12.28.2009 John H. Walsh, the Acting Director of the Securities and Exchange Commission (SEC) Office of Compliance Inspections and Examinations (OCIE), spoke at the 2009 National Society of Compliance Professionals (NSCP) National Meeting on compliance issues. After reviewing 2009 and touching on how OCIE has reacted to the events of 2009, he discussed five specific areas where the examination program is changing:
- OCIE will gain more expertise. This is one of the most important lessons we have learned. Sweep examinations will play an important role. In a sweep review, OCIE builds a special team, reaches out around the agency for the expertise it needs, prepares a customized plan, circulates the plan through the other offices and divisions within the SEC, consults with the SEC itself, performs a series of examinations with the same team (thus providing the team with a defined learning process), and then reports back inside the agency. OCIE also created a new type of examiner position called a Senior Specialized Examiner, which is an individual with significant expertise in trading options, running an equity-trading desk, or rating the credit-worthiness of asset-backed securities, and so on. OCIE is also enhancing its training, with targeted internal programs, collaboration with other regulators, and more extensive use of external certification programs.

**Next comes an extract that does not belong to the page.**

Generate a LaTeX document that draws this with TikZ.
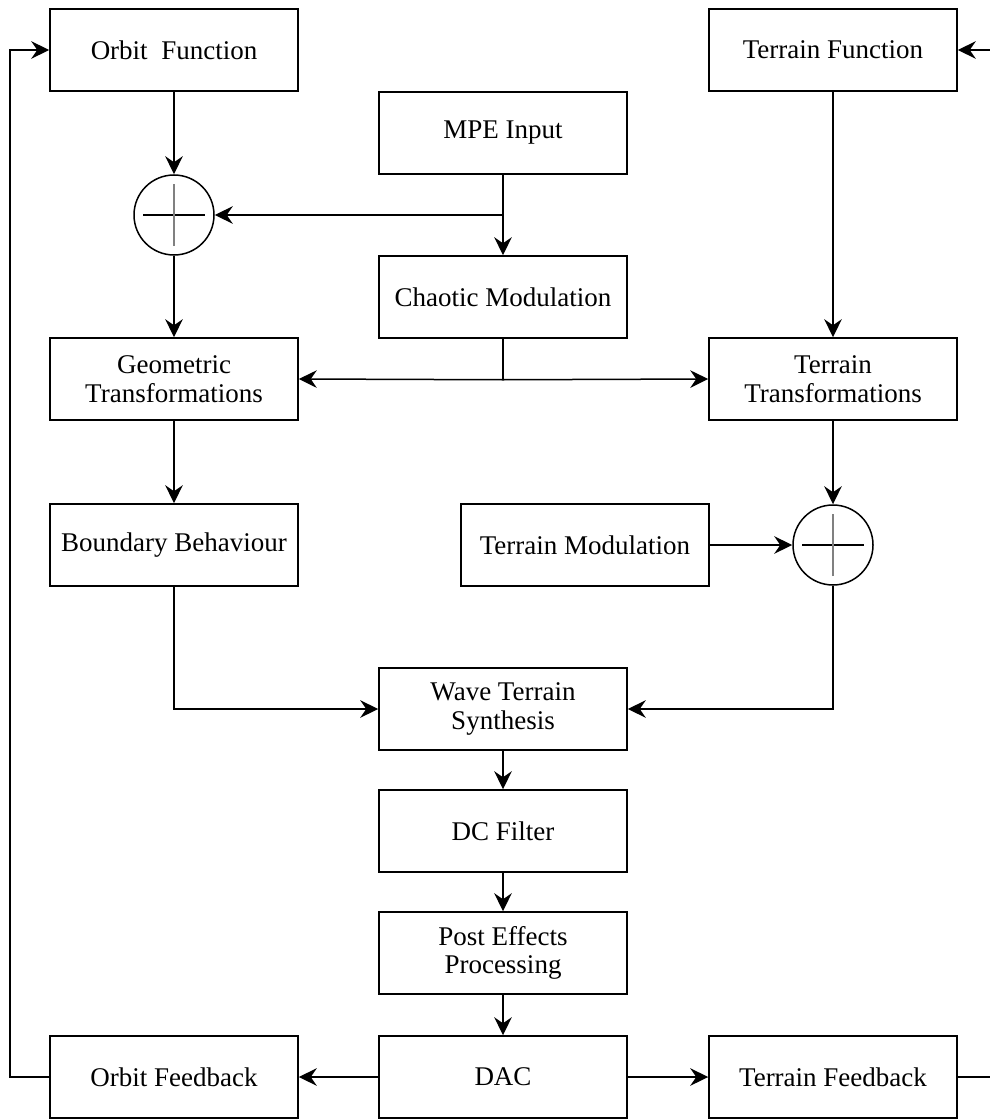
\documentclass[tikz,border=0pt]{standalone}
\usepackage{fontspec}
\setmainfont{Liberation Serif}
\usetikzlibrary{arrows.meta}

\begin{document}
\begin{tikzpicture}[x=0.4pt, y=-0.4pt,
    >={Stealth[length=7.2pt,width=7pt,inset=2.4pt]},
    every path/.style={line width=0.6pt},
    block/.style={draw, rectangle, minimum width=99.2pt, minimum height=32.8pt,
      inner sep=0pt, align=center, font=\fontsize{10.8pt}{11.4pt}\selectfont},
    sumnode/.style={draw, circle, minimum size=32pt, inner sep=0pt}]
  \useasboundingbox (0,0) rectangle (990,1119);

  % top row
  \node [block] (orbit)   at (174,50)  {Orbit\ \ Function};
  \node [block] (terrfn)  at (833,50)  {Terrain Function};
  \node [block] (mpe)     at (503,133) {MPE Input};
  \node [sumnode] (sumL)  at (174,215) {};
  \node [block] (chaotic) at (503,297) {Chaotic Modulation};

  % transformations
  \node [block] (geom)    at (174,379) {Geometric\\Transformations};
  \node [block] (ttrans)  at (833,379) {Terrain\\Transformations};
  \node [block] (boundary) at (174,545) {Boundary Behaviour};
  \node [block] (terrmod) at (585,545) {Terrain Modulation};
  \node [sumnode] (sumR)  at (833,545) {};

  % synthesis chain
  \node [block] (wave)    at (503,709)  {Wave Terrain\\Synthesis};
  \node [block] (dc)      at (503,831)  {DC Filter};
  \node [block] (post)    at (503,953)  {Post Effects\\Processing};
  \node [block] (dac)     at (503,1077) {DAC};
  \node [block] (orbitfb) at (174,1077) {Orbit Feedback};
  \node [block] (terrfb)  at (833,1077) {Terrain Feedback};

  % plus signs
  \foreach \s in {sumL,sumR} {
    \draw [line width=0.7pt] ([xshift=-12.4pt]\s.center) -- ([xshift=12.4pt]\s.center);
    \draw [gray, line width=0.9pt] ([yshift=-12.4pt]\s.center) -- ([yshift=12.4pt]\s.center);
  }

  \coordinate (mpeSplit) at (503,215);
  \coordinate (fbL) at (10,1077);
  \coordinate (fbR) at (996,1077);

  \draw [->] (orbit) -- (sumL);
  \draw [->] (mpe) -- (chaotic);
  \draw [->] (mpeSplit) -- (sumL.east);
  \draw [->] (sumL) -- (geom);
  \draw (chaotic.south) -- ++(0,41) coordinate (chSplit);
  \draw [->] (chSplit) -- (geom.east);
  \draw [->] (chSplit) -- (ttrans.west);
  \draw [->] (terrfn) -- (ttrans);
  \draw [->] (geom) -- (boundary);
  \draw [->] (ttrans) -- (sumR);
  \draw [->] (terrmod) -- (sumR);
  \draw [->] (boundary.south) |- (wave.west);
  \draw [->] (sumR.south) |- (wave.east);
  \draw [->] (wave) -- (dc);
  \draw [->] (dc) -- (post);
  \draw [->] (post) -- (dac);
  \draw [->] (dac) -- (orbitfb);
  \draw [->] (dac) -- (terrfb);
  \draw [->] (orbitfb.west) -- (fbL) |- (orbit.west);
  \draw [->] (terrfb.east) -- (fbR) |- (terrfn.east);
\end{tikzpicture}
\end{document}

- OCIE will be better organized to make sure the right expertise is deployed to each problem. OCIE now has an Assistant Director from a regional office assigned to work full-time to seek answers to the following questions: (1) how does OCIE examine firms that are registered as both a broker-dealer and an investment adviser; (2) how does OCIE examine firms that have affiliates with another registration status; and (3) how does OCIE examine firms that have only a single registration status, but are engaging in activities that require the deployment of expertise that is not possessed by the examination team? OCIE also is establishing periodic review procedures for all examinations, in which a primary agenda item will be whether the examination team needs help with additional expertise. OCIE has conducted several cross-training programs, in which examiners and examination managers are learning about one another’s areas of expertise. OCIE is building ad hoc teams to address specific compliance issues that touch multiple areas of expertise. For example, we have formed a cross-disciplinary working group to review firms that use algorithms in their trading.
- OCIE will reach out to third parties to verify what OCIE has been told. In 2009, OCIE established an aggressive program of third-party verification. OCIE is reaching out to advisers’ counterparties, custodians and clients.
- OCIE examiners will not be intimidated. OCIE has established an internal Exam Hotline for examiners who believe they are being intimidated.
- OCIE will regularly review its policies and procedures to make sure it is keeping them current and up-to-date.